= Group III intron =

Genetic intron in some protists

Group III intron is a class of introns found in mRNA genes of chloroplasts in euglenid protists. They have a conventional group II-type dVI with a bulged adenosine, a streamlined dI, no dII-dV, and a relaxed splice site consensus. Splicing is done with two transesterification reactions with a dVI bulged adenosine as initiating nucleophile; the intron is excised as a lariat. Not much is known about how they work, although an isolated chloroplast transformation system has been constructed.

==Discovery and identification==

In 1984, Montandon and Stutz reported examples of a novel type of introns in Euglena chloroplast.
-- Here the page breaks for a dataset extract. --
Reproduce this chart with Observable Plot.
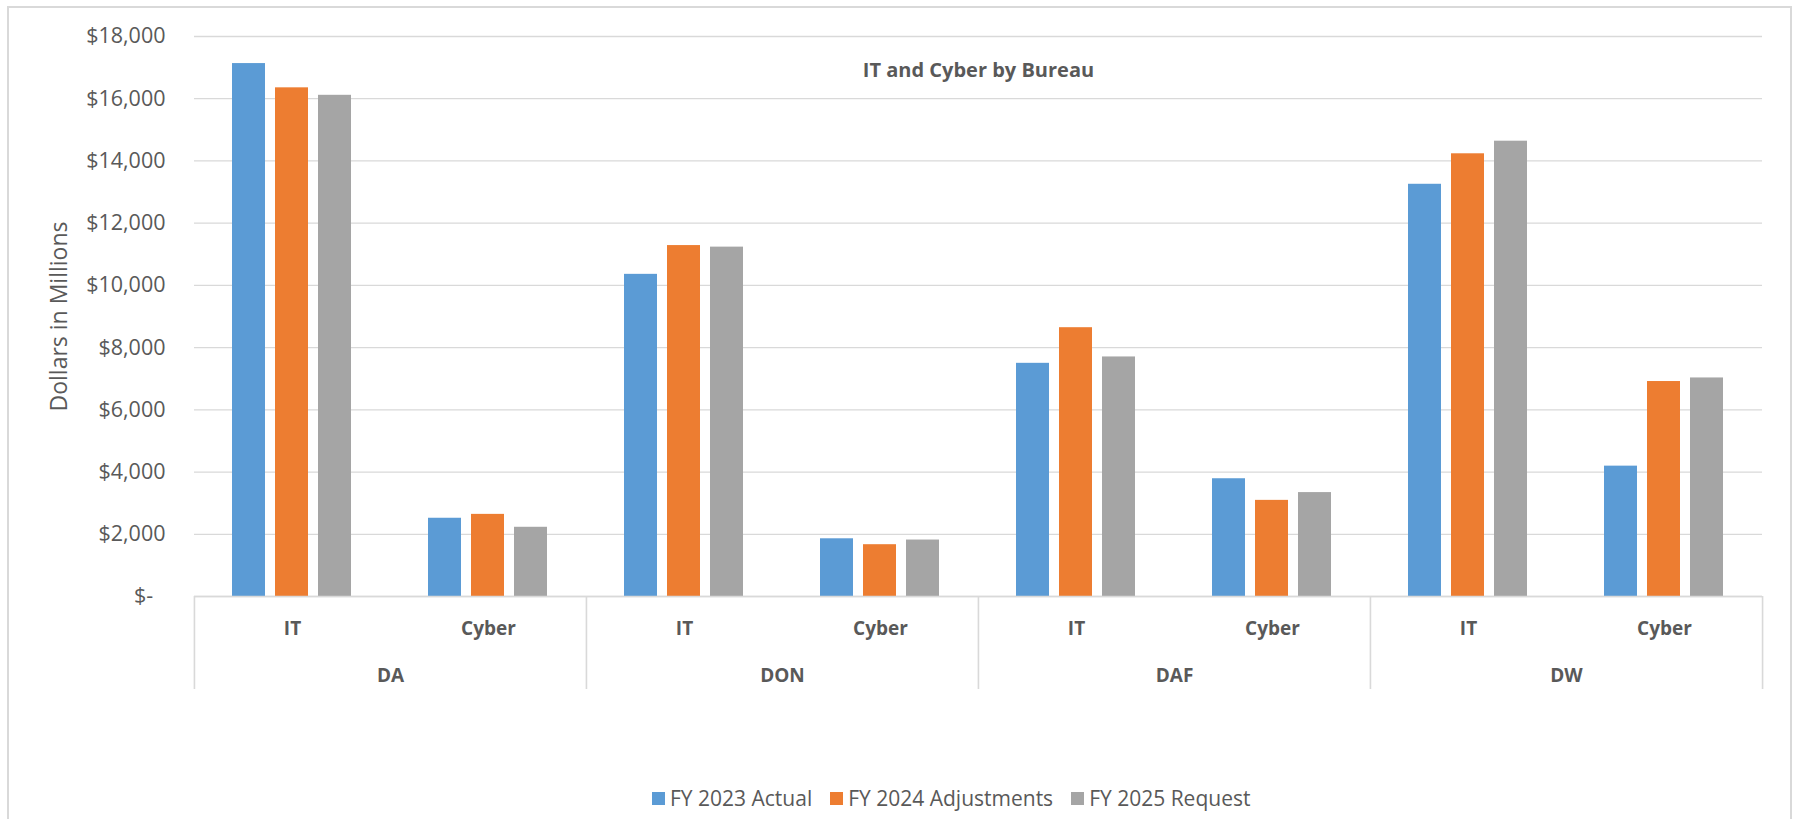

In 1989, David A. Christopher and Richard B. Hallick found a few more examples and proposed the name "Group III introns" to identify this new class with the following characteristics:

- Group III introns are much shorter than other self-splicing intron classes, ranging from 95 to 110 nucleotides amongst those known to Christopher and Hallick, and identified in chloroplasts. On the other hand, Christopher and Hallick stated: "By contrast, the smallest Euglena chloroplast group II intron ... is 277 nucleotides."
- Their conserved sequences proximal to the splicing sites have similarities to those of group II introns, but have fewer conserved positions.
- They do not map into the conserved secondary structure of group II introns. (Indeed, Christopher and Hallick were unable to identify any conserved secondary structure elements among group III introns.)
- They are usually associated with genes involved in translation and transcription.
- They are very A+T rich.

In 1994, discovery of a group III intron with a length of one order of magnitude longer indicated that length alone is not the determinant of splicing in Group III introns.

Splicing of group III introns occurs through lariat and circular RNA formation. Similarities between group III and nuclear introns include conserved 5' boundary sequences, lariat formation, lack of internal structure, and ability to use alternate splice boundaries.